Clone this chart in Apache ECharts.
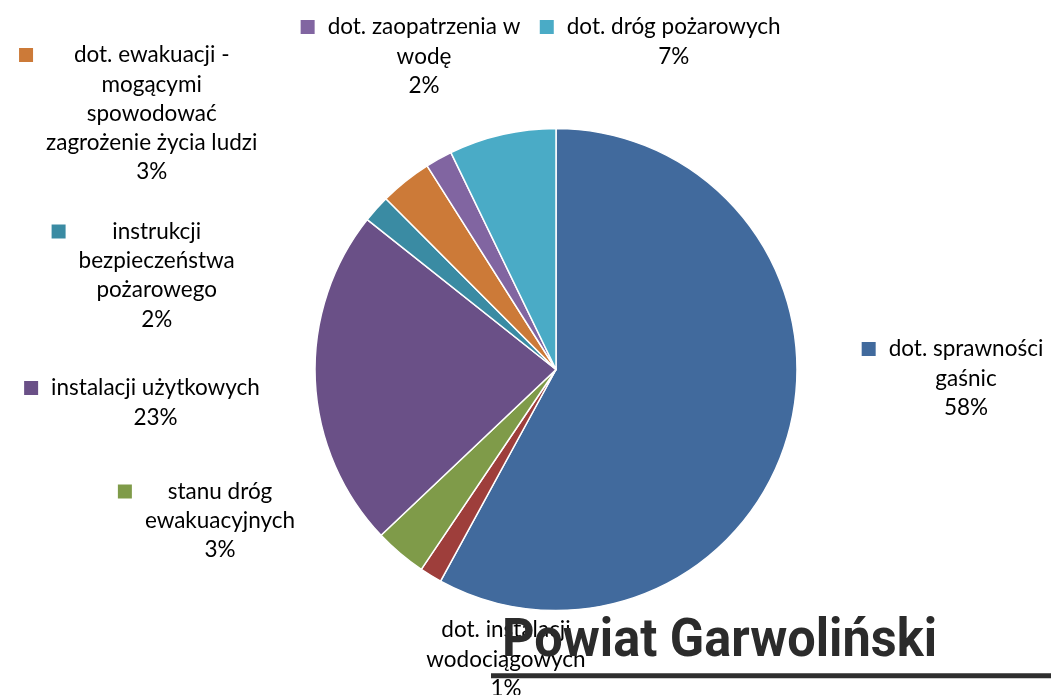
<!DOCTYPE html>
<html>
<head>
<meta charset="utf-8">
<script src="https://cdn.jsdelivr.net/npm/echarts@6/dist/echarts.min.js"></script>
<style>
  html, body { margin: 0; padding: 0; background: #fff; }
  #chart { width: 1051px; height: 695px; }
</style>
</head>
<body>
<div id="chart"></div>
<script>
// ---- data ----
const categories = [
  'dot. sprawności\ngaśnic',
  'dot. instalacji\nwodociągowych',
  'stanu dróg\newakuacyjnych',
  'instalacji użytkowych',
  'instrukcji\nbezpieczeństwa\npożarowego',
  'dot. ewakuacji -\nmogącymi\nspowodować\nzagrożenie życia ludzi',
  'dot. zaopatrzenia w\nwodę',
  'dot. dróg pożarowych'
];
const values = [57.95, 1.49, 3.49, 22.75, 1.85, 3.49, 1.8, 7.18];
const titleText = 'Powiat Garwoliński';

// ---- styles / layout ----
const colors = ['#416A9D', '#9E3E3B', '#7F9B49', '#6A5087', '#3A8BA3', '#CC7A38', '#8165A1', '#4AABC6'];
const FONT = 'Lato, "Noto Sans", sans-serif';
const FS = 22.5;
const LH = 29.3;
// text centre x, first line centre y, legend key shown
const labelPlace = [
  { x: 966, y: 349, key: true },
  { x: 506, y: 630, key: false },
  { x: 220, y: 491.5, key: true },
  { x: 155.5, y: 388, key: true },
  { x: 156.7, y: 231.5, key: true },
  { x: 151.7, y: 55, key: true },
  { x: 424, y: 27, key: true },
  { x: 673.7, y: 27, key: true }
];

const rich = {
  t: { fontFamily: FONT, fontSize: FS, color: '#000', lineHeight: LH, align: 'center' },
  gap: { width: 13, height: 14, align: 'left', lineHeight: LH },
  bl: { width: 27, height: 14, align: 'left', lineHeight: LH },
  br: { width: 27, height: 14, align: 'right', lineHeight: LH }
};
colors.forEach((c, i) => {
  rich['k' + i] = { width: 14, height: 14, backgroundColor: c, align: 'left', lineHeight: LH };
});

// fit title width
const TITLE_FS = 54;
const TITLE_FONT = 'bold ' + TITLE_FS + 'px Roboto';
const cv = document.createElement('canvas').getContext('2d');
cv.font = TITLE_FONT;
const titleScale = 435 / cv.measureText(titleText).width;

const chart = echarts.init(document.getElementById('chart'), null, { renderer: 'canvas' });
chart.setOption({
  animation: false,
  backgroundColor: '#fff',
  graphic: [
    {
      type: 'text', z: 100, zlevel: 0,
      x: 502, y: 669.5, scaleX: titleScale, originX: 0,
      style: {
        text: titleText, font: TITLE_FONT, fill: '#2B2B2B',
        textAlign: 'left', textVerticalAlign: 'bottom'
      }
    },
    {
      type: 'line', z: 100,
      shape: { x1: 491, y1: 675.8, x2: 1051, y2: 675.8 },
      style: { stroke: '#2E2E2E', lineWidth: 5 }
    }
  ],
  series: [{
    type: 'pie',
    center: [556, 369.5],
    radius: 241,
    startAngle: 90,
    clockwise: true,
    avoidLabelOverlap: false,
    itemStyle: { borderColor: '#fff', borderWidth: 1.5 },
    label: {
      show: true,
      position: 'outside',
      align: 'center',
      formatter: p => {
        const lines = p.name.split('\n').concat([Math.round(p.percent) + '%']);
        return lines.map((l, i) => {
          const left = (i === 0 && labelPlace[p.dataIndex].key) ? '{k' + p.dataIndex + '|}{gap|}' : '{bl|}';
          return left + '{t|' + l + '}{br|}';
        }).join('\n');
      },
      rich: rich
    },
    labelLine: { show: false },
    labelLayout: params => {
      const pl = labelPlace[params.dataIndex];
      return { x: pl.x, y: pl.y - LH / 2, align: 'center', verticalAlign: 'top', hideOverlap: false };
    },
    data: categories.map((c, i) => ({ name: c, value: values[i], itemStyle: { color: colors[i] } }))
  }]
});
</script>
</body>
</html>
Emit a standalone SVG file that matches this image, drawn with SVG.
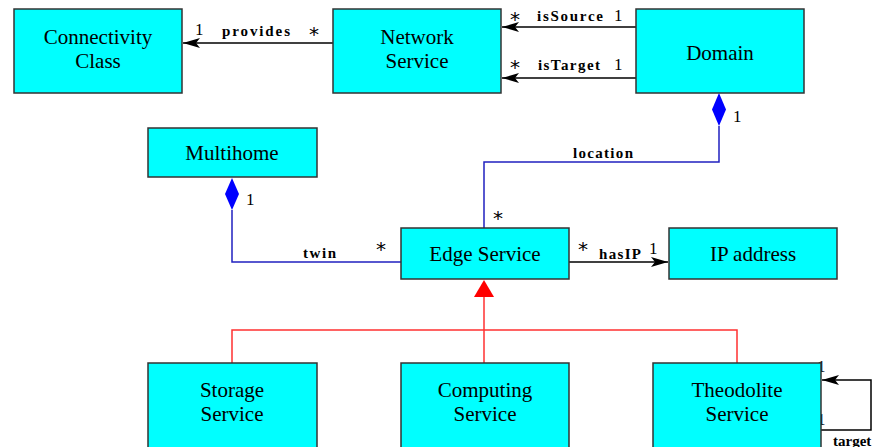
<svg xmlns="http://www.w3.org/2000/svg" width="872" height="447" viewBox="0 0 872 447">
<style>
.box{fill:#00ffff;stroke:#333;stroke-width:1.5}
.nl{font-family:'Liberation Serif','DejaVu Serif',serif;font-size:21px;fill:#000;text-anchor:middle}
.el{font-family:'Liberation Serif','DejaVu Serif',serif;font-size:15px;font-weight:bold;fill:#000}
.m{font-family:'Liberation Serif','DejaVu Serif',serif;font-size:17px;fill:#000}
.s{font-family:'DejaVu Sans',sans-serif;font-size:20px;fill:#000}
.blk{fill:none;stroke:#000;stroke-width:1.5}
.blu{fill:none;stroke:#2020c0;stroke-width:1.5}
.red{fill:none;stroke:#ff3030;stroke-width:1.5}
</style>
<defs>
<marker id="arr" markerWidth="18" markerHeight="10" refX="17" refY="5" orient="auto" markerUnits="userSpaceOnUse">
<path d="M0,0 L17,5 L0,10 L4,5 Z" fill="#000"/>
</marker>
</defs>
<rect width="872" height="447" fill="#fff"/>
<g id="connectors">
<line class="blk" x1="333" y1="43" x2="183" y2="43" marker-end="url(#arr)"/>
<line class="blk" x1="636" y1="27" x2="502" y2="27" marker-end="url(#arr)"/>
<line class="blk" x1="636" y1="78" x2="502" y2="78" marker-end="url(#arr)"/>
<polyline class="blu" points="484,228 484,162 719,162 719,126"/>
<path d="M719,93 L726,109.5 L719,126 L712,109.5 Z" fill="#0000ff"/>
<polyline class="blu" points="401,262 232,262 232,210"/>
<path d="M232,178 L239,194 L232,210 L225,194 Z" fill="#0000ff"/>
<line class="blk" x1="569" y1="262" x2="668" y2="262" marker-end="url(#arr)"/>
<polyline class="red" points="232,363 232,330 737,330 737,363"/>
<line class="red" x1="484" y1="363" x2="484" y2="296"/>
<path d="M484,280 L494,297 L474,297 Z" fill="#ff0000"/>
<polyline class="blk" points="821,430 871,430 871,380 822,380" marker-end="url(#arr)"/>
<text class="m" x="195" y="35">1</text>
<text class="el" x="222" y="36" textLength="68" lengthAdjust="spacing">provides</text>
<text class="s" x="309" y="41">*</text>
<text class="s" x="510" y="26">*</text>
<text class="el" x="537" y="21" textLength="66" lengthAdjust="spacing">isSource</text>
<text class="m" x="614" y="21">1</text>
<text class="s" x="510" y="74">*</text>
<text class="el" x="538" y="70" textLength="62" lengthAdjust="spacing">isTarget</text>
<text class="m" x="614" y="70">1</text>
<text class="m" x="733" y="122">1</text>
<text class="el" x="573" y="158" textLength="60" lengthAdjust="spacing">location</text>
<text class="s" x="493" y="225">*</text>
<text class="m" x="246" y="205">1</text>
<text class="el" x="303" y="258" textLength="33" lengthAdjust="spacing">twin</text>
<text class="s" x="376" y="256">*</text>
<text class="s" x="578" y="256">*</text>
<text class="el" x="599" y="259" textLength="42" lengthAdjust="spacing">hasIP</text>
<text class="m" x="649" y="254">1</text>
<text class="m" x="817" y="372" font-size="14">1</text>
<text class="m" x="817" y="425" font-size="14">1</text>
<text class="el" x="833" y="446">target</text>
</g>
<g id="connectivity-class"><rect class="box" x="14" y="9" width="168" height="84"/><text class="nl" x="98" y="44">Connectivity</text><text class="nl" x="98" y="68">Class</text></g>
<g id="network-service"><rect class="box" x="333" y="9" width="168" height="84"/><text class="nl" x="417" y="44">Network</text><text class="nl" x="417" y="68">Service</text></g>
<g id="domain"><rect class="box" x="636" y="9" width="168" height="84"/><text class="nl" x="720" y="60">Domain</text></g>
<g id="multihome"><rect class="box" x="148" y="128" width="169" height="49"/><text class="nl" x="232" y="160">Multihome</text></g>
<g id="edge-service"><rect class="box" x="401" y="228" width="168" height="51"/><text class="nl" x="485" y="261">Edge Service</text></g>
<g id="ip-address"><rect class="box" x="669" y="228" width="168" height="51"/><text class="nl" x="753" y="261">IP address</text></g>
<g id="storage-service"><rect class="box" x="148" y="363" width="169" height="90"/><text class="nl" x="232" y="397">Storage</text><text class="nl" x="232" y="421">Service</text></g>
<g id="computing-service"><rect class="box" x="401" y="363" width="168" height="90"/><text class="nl" x="485" y="397">Computing</text><text class="nl" x="485" y="421">Service</text></g>
<g id="theodolite-service"><rect class="box" x="653" y="363" width="168" height="90"/><text class="nl" x="737" y="397">Theodolite</text><text class="nl" x="737" y="421">Service</text></g>
</svg>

______________________________

(What you will do) All lines from the start of the entries above through the line containing "const titleText = 'Powiat Garwoliński';" are to be given again exactly; the pictures are not.

(Final result)
Clone this chart in Apache ECharts.
<!DOCTYPE html>
<html>
<head>
<meta charset="utf-8">
<script src="https://cdn.jsdelivr.net/npm/echarts@6/dist/echarts.min.js"></script>
<style>
  html, body { margin: 0; padding: 0; background: #fff; }
  #chart { width: 1051px; height: 695px; }
</style>
</head>
<body>
<div id="chart"></div>
<script>
// ---- data ----
const categories = [
  'dot. sprawności\ngaśnic',
  'dot. instalacji\nwodociągowych',
  'stanu dróg\newakuacyjnych',
  'instalacji użytkowych',
  'instrukcji\nbezpieczeństwa\npożarowego',
  'dot. ewakuacji -\nmogącymi\nspowodować\nzagrożenie życia ludzi',
  'dot. zaopatrzenia w\nwodę',
  'dot. dróg pożarowych'
];
const values = [57.95, 1.49, 3.49, 22.75, 1.85, 3.49, 1.8, 7.18];
const titleText = 'Powiat Garwoliński';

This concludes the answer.